Frequently Asked Questions

Is there a standard conversion rate for cold calling in B2B SaaS?

No. Cold-calling conversion depends far more on list quality, timing, and ICP fit than on the channel itself, so a single industry-wide number is misleading. A well-targeted list called during an active buying window converts very differently than a stale, unqualified list. Track your own dial-to-meeting and meeting-to-opportunity rates instead of benchmarking against a generic figure.

Is there a standard conversion rate for affiliate marketing in B2B SaaS?

No, for the same reason. Affiliate conversion depends on how well the affiliate's audience matches your ICP and how much trust that affiliate has already built. A niche newsletter with a tightly matched audience converts referrals very differently than a generic listicle site with loosely related traffic. Compare affiliates by referral-to-signup rate, not by a single expected benchmark.

Should an early-stage B2B SaaS startup start with cold calling or affiliate marketing?
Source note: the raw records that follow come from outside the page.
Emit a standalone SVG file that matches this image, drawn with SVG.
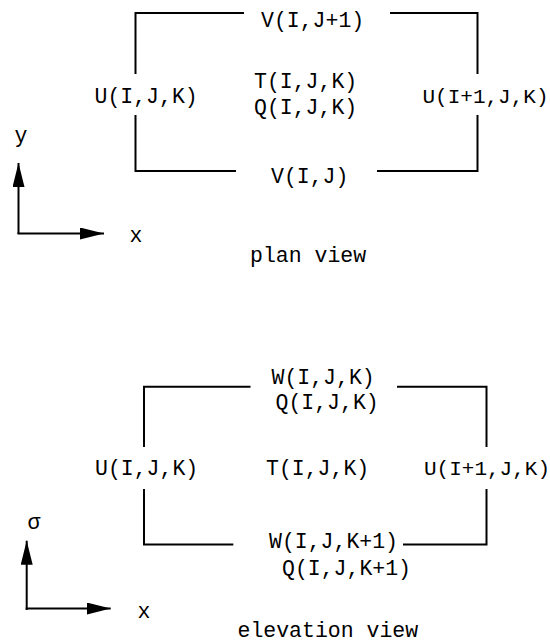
<svg xmlns="http://www.w3.org/2000/svg" width="550" height="641" viewBox="0 0 550 641">
<style>
  text { font-family: "Liberation Mono", "Courier New", monospace; font-size: 21.5px; fill: #000; }
  .ln { fill: none; stroke: #000; stroke-width: 2; stroke-linecap: butt; }
  .mid { text-anchor: middle; }
  .edge { font-size: 21px; }
</style>
<defs>
  <marker id="ah" markerUnits="userSpaceOnUse" markerWidth="26" markerHeight="14" refX="24" refY="6" orient="auto">
    <path d="M0,0 L24,6 L0,12 Z" fill="#000"/>
  </marker>
</defs>
<rect width="550" height="641" fill="#fff"/>

<g id="plan-view">
  <g id="plan-box" class="connectors">
    <path class="ln" d="M244,13 H135.5 V74"/>
    <path class="ln" d="M390,13 H477.5 V74"/>
    <path class="ln" d="M135.5,115 V171 H236"/>
    <path class="ln" d="M477.5,115 V171 H377"/>
  </g>
  <g id="plan-V-top"><text x="261" y="27">V(I,J+1)</text></g>
  <g id="plan-U-left"><text x="94.5" y="103">U(I,J,K)</text></g>
  <g id="plan-TQ"><text x="254" y="88">T(I,J,K)</text><text x="254" y="114">Q(I,J,K)</text></g>
  <g id="plan-U-right"><text class="edge" x="422.5" y="103">U(I+1,J,K)</text></g>
  <g id="plan-V-bottom"><text x="271" y="183">V(I,J)</text></g>
  <g id="plan-axes">
    <path class="ln" d="M18.5,234 V163" marker-end="url(#ah)"/>
    <path class="ln" d="M17.5,233.5 H104" marker-end="url(#ah)"/>
    <text class="mid" x="21" y="142">y</text>
    <text class="mid" x="136" y="242">x</text>
  </g>
  <g id="plan-title"><text x="250" y="262">plan view</text></g>
</g>

<g id="elevation-view">
  <g id="elev-box" class="connectors">
    <path class="ln" d="M250.5,386.7 H144 V447"/>
    <path class="ln" d="M397,386.7 H486.5 V447"/>
    <path class="ln" d="M144,489 V544.5 H233.3"/>
    <path class="ln" d="M486.5,489 V544.5 H403"/>
  </g>
  <g id="elev-WQ-top"><text x="271.5" y="384">W(I,J,K)</text><text x="275.5" y="409">Q(I,J,K)</text></g>
  <g id="elev-U-left"><text x="95" y="474.5">U(I,J,K)</text></g>
  <g id="elev-T"><text x="266" y="474.5">T(I,J,K)</text></g>
  <g id="elev-U-right"><text class="edge" x="424" y="474.5">U(I+1,J,K)</text></g>
  <g id="elev-WQ-bottom"><text x="269" y="547.5">W(I,J,K+1)</text><text x="282" y="574.5">Q(I,J,K+1)</text></g>
  <g id="elev-axes">
    <path class="ln" d="M26.7,610 V540.7" marker-end="url(#ah)"/>
    <path class="ln" d="M25.7,608.5 H110.7" marker-end="url(#ah)"/>
    <text class="mid" x="34" y="529">σ</text>
    <text class="mid" x="144" y="617.5">x</text>
  </g>
  <g id="elev-title"><text x="237.5" y="636.5">elevation view</text></g>
</g>
</svg>
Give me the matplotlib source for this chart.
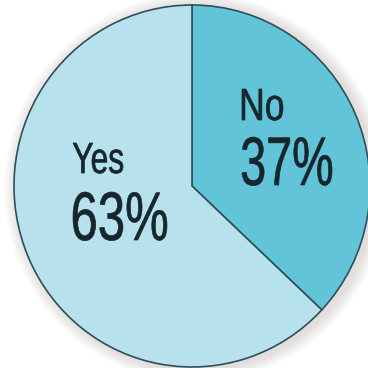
import matplotlib
matplotlib.use("Agg")
import matplotlib.pyplot as plt
from matplotlib.textpath import TextPath
from matplotlib.patches import PathPatch, Ellipse
from matplotlib.font_manager import FontProperties
from matplotlib.transforms import Affine2D

labels = ["No", "Yes"]
shares = [37, 63]
colors = ["#62c4d8", "#b7e2ed"]

W = H = 368
CX, CY = 192, 186      # pie centre in pixels
RX, RY = 178, 181      # pie radius in pixels (slightly squashed)

fig = plt.figure(figsize=(3.68, 3.68), dpi=100)
ax = fig.add_axes([0, 0, 1, 1])

# soft drop shadow behind the pie
for i in range(6):
    grow = 0.012 * (i + 1)
    ax.add_patch(Ellipse((0.02, -0.01), 2 + 2 * grow, 2 + 2 * grow,
                         facecolor="#b8a8a8", edgecolor="none",
                         alpha=0.07, zorder=0))

ax.pie(shares, colors=colors, startangle=90, counterclock=False,
       radius=1.0,
       wedgeprops=dict(edgecolor="#2d5058", linewidth=1.2, zorder=2))

ax.set_xlim(-CX / RX, (W - CX) / RX)
ax.set_ylim(-(H - CY) / RY, CY / RY)
ax.set_aspect("auto")
ax.axis("off")


def px(x, y):
    return (x - CX) / RX, (CY - y) / RY


fp = FontProperties(family="Liberation Sans")


def narrow_text(s, left, right, top, base, color="#16262c"):
    # condensed lettering: fit the glyph outline into a pixel box
    tp = TextPath((0, 0), s, size=1, prop=fp)
    ext = tp.get_extents()
    x0, y0 = px(left, base)
    x1, y1 = px(right, top)
    sx = (x1 - x0) / ext.width
    sy = (y1 - y0) / ext.y1
    tr = Affine2D().translate(-ext.x0, 0).scale(sx, sy).translate(x0, y0)
    path = tr.transform_path(tp)
    ax.add_patch(PathPatch(path, facecolor=color, edgecolor=color,
                           linewidth=0.5, zorder=5))


narrow_text(labels[0], 242, 283, 89, 120)
narrow_text(f"{shares[0]}%", 242, 332, 137, 185)
narrow_text(labels[1], 73, 123, 143, 173)
narrow_text(f"{shares[1]}%", 73, 167, 192, 240)

fig.savefig("out.png", dpi=100, facecolor="white")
Most early-stage B2B SaaS teams start with cold calling, even at lower deal sizes, because the direct conversation surfaces real-time feedback on positioning and objections that an affiliate referral can't provide. Affiliate marketing tends to work better once there's already product-market fit and a proven self-serve signup path to point affiliates at.

Can cold calling and affiliate marketing run at the same time?

Yes, and many B2B SaaS companies run both. Affiliate marketing typically feeds top-of-funnel awareness and lower-ACV self-serve signups, while cold calling and account executives work higher-ACV accounts that need a real sales process. The two channels usually aren't competing for the same deal, they're covering different parts of the funnel.

What's the biggest risk of running a B2B SaaS affiliate program?

Sending referral traffic to a weak or confusing self-serve funnel. Affiliate marketing has no rep on the other end to handle objections in real time, so if the landing page, pricing, or signup flow isn't already solid, referral traffic just bounces regardless of how well-matched the affiliate's audience is.